If you cannot do the basic job, "taking on new business will only exacerbate those problems," he said. "If you don't have the capacity to run a grocery store, you clearly don't have the capacity to run a grocery-store development company. On the other hand, if you really have your act together on the public-housing side, taking on new ventures can only add to those strengths."


Competing effectively


The private sector, too, has raised concerns about the new "corporate" face of public housing. "If you want to use a term like becoming more entrepreneurial,' you have to be careful who you use that term around," says Shannon. "There are some who think that means you are trying to impinge on things the private sector wants to do, and they worry that as a public agency with federal funding and bonding capabilities, that might give you an unfair advantage."

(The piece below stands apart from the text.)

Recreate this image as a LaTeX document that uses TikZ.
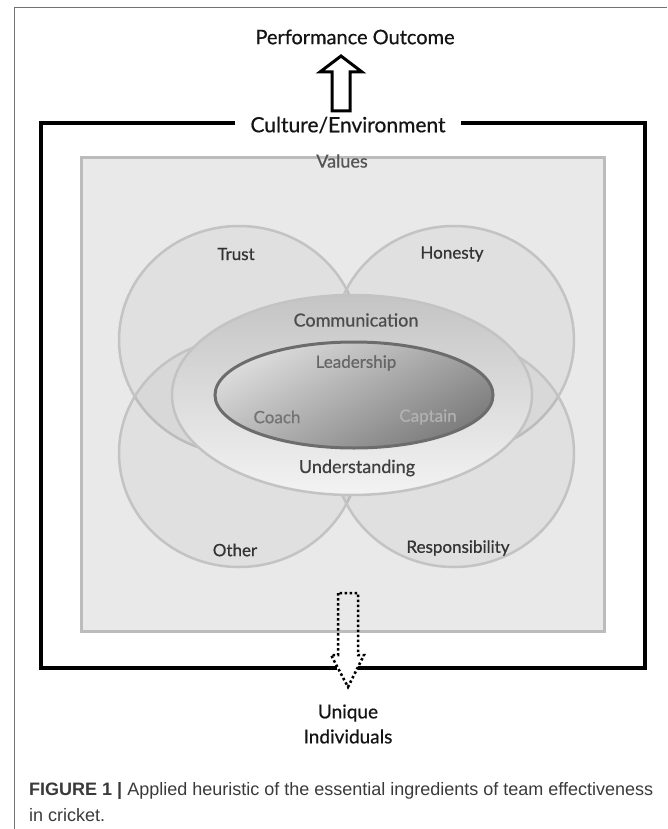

Despite such concerns, both outside observers and housing authority professionals say the overall effort to think more like the private sector ultimately will be a good thing for the nation's housing authorities. "In order for housing authorities to take advantage of the flexibilities being afforded through public housing reform, in order for them to really create alternative income streams, they need to be able to compete more effectively in the capital markets, and taking a more corporate point of view is only going to help them," says Dolber.


Given those fiscal realities, and given too the more widespread bipartisan push to make government more responsive in recent years, those agencies not already moving in the direction of a more corporate structure would do well to begin thinking about the kinds of changes they could make, according to Gentry. "We are talking about effectiveness and efficiency. "This is a trend that has substance to it."